TASK PROMPT => Verbatim output of all the material below is required.
** Start **
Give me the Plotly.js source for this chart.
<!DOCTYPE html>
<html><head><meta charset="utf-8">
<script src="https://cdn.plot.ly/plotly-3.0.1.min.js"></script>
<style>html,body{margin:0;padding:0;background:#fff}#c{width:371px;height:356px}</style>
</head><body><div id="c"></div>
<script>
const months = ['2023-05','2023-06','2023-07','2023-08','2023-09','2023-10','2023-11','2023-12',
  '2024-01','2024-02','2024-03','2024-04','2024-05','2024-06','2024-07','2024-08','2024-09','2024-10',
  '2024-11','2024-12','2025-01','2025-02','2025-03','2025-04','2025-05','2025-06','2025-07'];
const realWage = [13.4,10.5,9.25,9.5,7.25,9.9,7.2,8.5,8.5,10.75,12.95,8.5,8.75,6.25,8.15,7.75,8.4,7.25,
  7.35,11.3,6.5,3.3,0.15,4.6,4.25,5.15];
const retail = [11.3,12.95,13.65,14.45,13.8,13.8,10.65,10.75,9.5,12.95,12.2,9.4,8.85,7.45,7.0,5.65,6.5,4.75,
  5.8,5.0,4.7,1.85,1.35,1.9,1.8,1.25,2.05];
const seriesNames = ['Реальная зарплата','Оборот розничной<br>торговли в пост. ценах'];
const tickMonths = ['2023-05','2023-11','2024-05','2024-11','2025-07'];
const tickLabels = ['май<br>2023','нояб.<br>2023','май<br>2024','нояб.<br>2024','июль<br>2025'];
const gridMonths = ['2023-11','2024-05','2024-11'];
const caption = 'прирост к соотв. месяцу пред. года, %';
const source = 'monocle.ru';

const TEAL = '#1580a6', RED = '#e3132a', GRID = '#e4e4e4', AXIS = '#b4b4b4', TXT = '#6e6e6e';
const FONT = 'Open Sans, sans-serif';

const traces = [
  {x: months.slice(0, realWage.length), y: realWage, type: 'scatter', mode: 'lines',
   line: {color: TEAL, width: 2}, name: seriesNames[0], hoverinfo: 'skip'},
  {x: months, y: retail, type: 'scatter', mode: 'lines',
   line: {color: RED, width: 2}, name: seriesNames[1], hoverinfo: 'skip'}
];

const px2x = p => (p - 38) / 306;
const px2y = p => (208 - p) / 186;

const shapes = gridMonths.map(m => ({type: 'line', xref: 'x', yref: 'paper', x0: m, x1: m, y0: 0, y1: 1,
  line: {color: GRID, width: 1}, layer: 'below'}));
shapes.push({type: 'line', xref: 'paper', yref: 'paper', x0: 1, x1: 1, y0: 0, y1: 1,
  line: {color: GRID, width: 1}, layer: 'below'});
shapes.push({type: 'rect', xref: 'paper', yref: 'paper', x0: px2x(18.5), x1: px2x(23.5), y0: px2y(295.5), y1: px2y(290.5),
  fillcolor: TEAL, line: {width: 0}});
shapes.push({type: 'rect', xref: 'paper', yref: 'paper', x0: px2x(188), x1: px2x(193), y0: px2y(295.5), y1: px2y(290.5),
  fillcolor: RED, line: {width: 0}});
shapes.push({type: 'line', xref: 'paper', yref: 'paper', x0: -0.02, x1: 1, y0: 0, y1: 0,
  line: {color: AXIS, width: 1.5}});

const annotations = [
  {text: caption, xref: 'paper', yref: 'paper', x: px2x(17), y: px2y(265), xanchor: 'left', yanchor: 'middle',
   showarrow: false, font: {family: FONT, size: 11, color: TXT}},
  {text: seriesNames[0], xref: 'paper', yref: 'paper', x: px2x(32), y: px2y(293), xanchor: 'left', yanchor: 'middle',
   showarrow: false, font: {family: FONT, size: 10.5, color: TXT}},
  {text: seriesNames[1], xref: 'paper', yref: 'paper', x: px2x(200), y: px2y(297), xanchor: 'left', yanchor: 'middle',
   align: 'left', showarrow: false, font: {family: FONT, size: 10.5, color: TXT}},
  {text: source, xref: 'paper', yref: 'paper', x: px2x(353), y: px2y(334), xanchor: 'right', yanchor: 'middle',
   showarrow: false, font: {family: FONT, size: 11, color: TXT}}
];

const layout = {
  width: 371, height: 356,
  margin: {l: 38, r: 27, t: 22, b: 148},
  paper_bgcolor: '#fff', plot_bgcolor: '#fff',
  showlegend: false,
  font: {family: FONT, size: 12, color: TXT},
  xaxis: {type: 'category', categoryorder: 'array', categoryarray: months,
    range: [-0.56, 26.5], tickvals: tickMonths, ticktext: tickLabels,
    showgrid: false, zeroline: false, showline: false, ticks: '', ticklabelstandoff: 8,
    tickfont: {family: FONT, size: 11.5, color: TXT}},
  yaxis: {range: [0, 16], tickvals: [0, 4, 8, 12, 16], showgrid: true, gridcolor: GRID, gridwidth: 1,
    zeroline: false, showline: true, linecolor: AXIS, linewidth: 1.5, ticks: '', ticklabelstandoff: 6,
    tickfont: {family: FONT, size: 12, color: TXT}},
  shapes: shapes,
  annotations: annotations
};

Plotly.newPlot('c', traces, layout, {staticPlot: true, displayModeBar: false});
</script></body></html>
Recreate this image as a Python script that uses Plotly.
** End **
TASK ANSWER =>
Give me the Plotly.js source for this chart.
<!DOCTYPE html>
<html><head><meta charset="utf-8">
<script src="https://cdn.plot.ly/plotly-3.0.1.min.js"></script>
<style>html,body{margin:0;padding:0;background:#fff}#c{width:371px;height:356px}</style>
</head><body><div id="c"></div>
<script>
const months = ['2023-05','2023-06','2023-07','2023-08','2023-09','2023-10','2023-11','2023-12',
  '2024-01','2024-02','2024-03','2024-04','2024-05','2024-06','2024-07','2024-08','2024-09','2024-10',
  '2024-11','2024-12','2025-01','2025-02','2025-03','2025-04','2025-05','2025-06','2025-07'];
const realWage = [13.4,10.5,9.25,9.5,7.25,9.9,7.2,8.5,8.5,10.75,12.95,8.5,8.75,6.25,8.15,7.75,8.4,7.25,
  7.35,11.3,6.5,3.3,0.15,4.6,4.25,5.15];
const retail = [11.3,12.95,13.65,14.45,13.8,13.8,10.65,10.75,9.5,12.95,12.2,9.4,8.85,7.45,7.0,5.65,6.5,4.75,
  5.8,5.0,4.7,1.85,1.35,1.9,1.8,1.25,2.05];
const seriesNames = ['Реальная зарплата','Оборот розничной<br>торговли в пост. ценах'];
const tickMonths = ['2023-05','2023-11','2024-05','2024-11','2025-07'];
const tickLabels = ['май<br>2023','нояб.<br>2023','май<br>2024','нояб.<br>2024','июль<br>2025'];
const gridMonths = ['2023-11','2024-05','2024-11'];
const caption = 'прирост к соотв. месяцу пред. года, %';
const source = 'monocle.ru';

const TEAL = '#1580a6', RED = '#e3132a', GRID = '#e4e4e4', AXIS = '#b4b4b4', TXT = '#6e6e6e';
const FONT = 'Open Sans, sans-serif';

const traces = [
  {x: months.slice(0, realWage.length), y: realWage, type: 'scatter', mode: 'lines',
   line: {color: TEAL, width: 2}, name: seriesNames[0], hoverinfo: 'skip'},
  {x: months, y: retail, type: 'scatter', mode: 'lines',
   line: {color: RED, width: 2}, name: seriesNames[1], hoverinfo: 'skip'}
];

const px2x = p => (p - 38) / 306;
const px2y = p => (208 - p) / 186;

const shapes = gridMonths.map(m => ({type: 'line', xref: 'x', yref: 'paper', x0: m, x1: m, y0: 0, y1: 1,
  line: {color: GRID, width: 1}, layer: 'below'}));
shapes.push({type: 'line', xref: 'paper', yref: 'paper', x0: 1, x1: 1, y0: 0, y1: 1,
  line: {color: GRID, width: 1}, layer: 'below'});
shapes.push({type: 'rect', xref: 'paper', yref: 'paper', x0: px2x(18.5), x1: px2x(23.5), y0: px2y(295.5), y1: px2y(290.5),
  fillcolor: TEAL, line: {width: 0}});
shapes.push({type: 'rect', xref: 'paper', yref: 'paper', x0: px2x(188), x1: px2x(193), y0: px2y(295.5), y1: px2y(290.5),
  fillcolor: RED, line: {width: 0}});
shapes.push({type: 'line', xref: 'paper', yref: 'paper', x0: -0.02, x1: 1, y0: 0, y1: 0,
  line: {color: AXIS, width: 1.5}});

const annotations = [
  {text: caption, xref: 'paper', yref: 'paper', x: px2x(17), y: px2y(265), xanchor: 'left', yanchor: 'middle',
   showarrow: false, font: {family: FONT, size: 11, color: TXT}},
  {text: seriesNames[0], xref: 'paper', yref: 'paper', x: px2x(32), y: px2y(293), xanchor: 'left', yanchor: 'middle',
   showarrow: false, font: {family: FONT, size: 10.5, color: TXT}},
  {text: seriesNames[1], xref: 'paper', yref: 'paper', x: px2x(200), y: px2y(297), xanchor: 'left', yanchor: 'middle',
   align: 'left', showarrow: false, font: {family: FONT, size: 10.5, color: TXT}},
  {text: source, xref: 'paper', yref: 'paper', x: px2x(353), y: px2y(334), xanchor: 'right', yanchor: 'middle',
   showarrow: false, font: {family: FONT, size: 11, color: TXT}}
];

const layout = {
  width: 371, height: 356,
  margin: {l: 38, r: 27, t: 22, b: 148},
  paper_bgcolor: '#fff', plot_bgcolor: '#fff',
  showlegend: false,
  font: {family: FONT, size: 12, color: TXT},
  xaxis: {type: 'category', categoryorder: 'array', categoryarray: months,
    range: [-0.56, 26.5], tickvals: tickMonths, ticktext: tickLabels,
    showgrid: false, zeroline: false, showline: false, ticks: '', ticklabelstandoff: 8,
    tickfont: {family: FONT, size: 11.5, color: TXT}},
  yaxis: {range: [0, 16], tickvals: [0, 4, 8, 12, 16], showgrid: true, gridcolor: GRID, gridwidth: 1,
    zeroline: false, showline: true, linecolor: AXIS, linewidth: 1.5, ticks: '', ticklabelstandoff: 6,
    tickfont: {family: FONT, size: 12, color: TXT}},
  shapes: shapes,
  annotations: annotations
};

Plotly.newPlot('c', traces, layout, {staticPlot: true, displayModeBar: false});
</script></body></html>
Recreate this image as a Python script that uses Plotly.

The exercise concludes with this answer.